Strome Castle is a ruined castle on the shore of Loch Carron in Stromemore, 3.5 miles south-west of the village of Lochcarron, on the headland between Loch Carron and Loch Kishorn, on the west coast of the Scottish Highlands.

==History==

The castle was originally built by Alexander MacDonald, Lord of the Isles and Earl of Ross in the 15th century. In 1472, the castle was owned by his eldest son, Celestine of Lochalsh, Clan MacDonald of Lochalsh. Alan MacDonald Dubh, 12th Chief of the Clan Cameron was constable on behalf of the MacDonalds of Lochalsh.

In 1539 King James V of Scotland granted the castle to the Clan MacDonell of Glengarry and Hector Munro, I of Erribol, of the Clan Munro was constable of the castle for the MacDonells of Glengarry.

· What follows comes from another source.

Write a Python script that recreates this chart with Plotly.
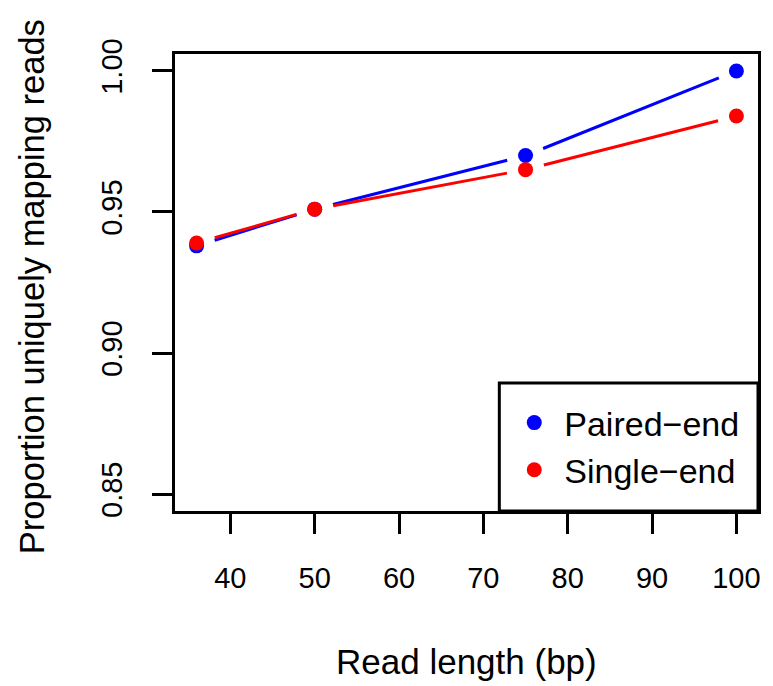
import math
import plotly.graph_objects as go

# Read lengths (bp) and proportion of uniquely mapping reads
read_length = [36, 50, 75, 100]
paired_end = [0.938, 0.951, 0.970, 1.000]
single_end = [0.939, 0.951, 0.965, 0.984]

x_ticks = [40, 50, 60, 70, 80, 90, 100]
y_ticks = [0.85, 0.90, 0.95, 1.00]
y_tick_text = ["0.85", "0.90", "0.95", "1.00"]

series = [
    ("Paired\u2212end", paired_end, "#0000ff"),
    ("Single\u2212end", single_end, "#ff0000"),
]

FONT = "Liberation Sans, Arial, Helvetica, sans-serif"

W, H = 773, 686
M_L, M_R, M_T, M_B = 175, 12, 54, 175
X_RANGE = [33.44, 102.56]
Y_RANGE = [0.844, 1.006]
PLOT_W = W - M_L - M_R
PLOT_H = H - M_T - M_B
SX = PLOT_W / (X_RANGE[1] - X_RANGE[0])   # px per data unit
SY = PLOT_H / (Y_RANGE[1] - Y_RANGE[0])
GAP_PX = 19  # blank space left around each point, as in R's type = "b"


def gapped_segments(xs, ys, gap=GAP_PX):
    """Line segments between consecutive points, shortened at both ends."""
    gx, gy = [], []
    for i in range(len(xs) - 1):
        dx, dy = xs[i + 1] - xs[i], ys[i + 1] - ys[i]
        length = math.hypot(dx * SX, dy * SY)
        f = gap / length
        gx += [xs[i] + dx * f, xs[i + 1] - dx * f, None]
        gy += [ys[i] + dy * f, ys[i + 1] - dy * f, None]
    return gx, gy


fig = go.Figure()

for name, vals, col in series:
    gx, gy = gapped_segments(read_length, vals)
    fig.add_trace(go.Scatter(x=gx, y=gy, mode="lines",
                             line=dict(color=col, width=3),
                             showlegend=False, hoverinfo="skip"))

for name, vals, col in series:
    fig.add_trace(go.Scatter(x=read_length, y=vals, mode="markers", name=name,
                             marker=dict(color=col, size=15, line=dict(width=0))))

axis_common = dict(
    showgrid=False, zeroline=False,
    showline=True, linecolor="black", linewidth=3, mirror=True,
    ticks="outside", ticklen=20, tickwidth=3, tickcolor="black",
    tickfont=dict(family=FONT, size=29, color="black"),
)

fig.update_xaxes(range=X_RANGE, tickvals=x_ticks, ticklabelstandoff=19,
                 **axis_common)
fig.update_yaxes(range=Y_RANGE, tickvals=y_ticks, ticktext=y_tick_text,
                 tickangle=-90, ticklabelstandoff=18, **axis_common)

fig.update_layout(
    width=W, height=H,
    margin=dict(l=M_L, r=M_R, t=M_T, b=M_B),
    plot_bgcolor="white", paper_bgcolor="white",
    font=dict(family=FONT, color="black"),
    showlegend=True,
    legend=dict(
        x=0.5648, y=0.256, xanchor="left", yanchor="top",
        borderwidth=0, bgcolor="rgba(0,0,0,0)",
        font=dict(family=FONT, size=34, color="black"),
        itemwidth=50, tracegroupgap=0,
    ),
    shapes=[
        # legend frame
        dict(type="rect", xref="paper", yref="paper",
             x0=0.5563, x1=1, y0=0, y1=0.2801, layer="above",
             line=dict(color="black", width=3), fillcolor="white"),
    ],
    annotations=[
        dict(text="Read length (bp)", xref="paper", yref="paper",
             x=0.5, y=-0.33, xanchor="center", yanchor="middle",
             showarrow=False, font=dict(family=FONT, size=35, color="black")),
        dict(text="Proportion uniquely mapping reads", xref="paper", yref="paper",
             x=-0.245, y=0.49, xanchor="center", yanchor="middle", textangle=-90,
             showarrow=False, font=dict(family=FONT, size=34.5, color="black")),
    ],
)

fig.write_html("out.html")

In the aftermath of the Battle of Morar which took place in 1602, the castle was besieged by Kenneth Mackenzie, 1st Lord Mackenzie of Kintail, chief of the Clan Mackenzie, assisted by their allies the Clan Matheson and Andrew Munro of Novar. After the MacDonells surrendered it was demolished and blown up. The MacDonells of Glengarry built a new castle further inland called Invergarry Castle.

In 1939 the ruined Strome Castle was presented to the National Trust for Scotland. Today the castle comprises a courtyard and the remains of a square tower.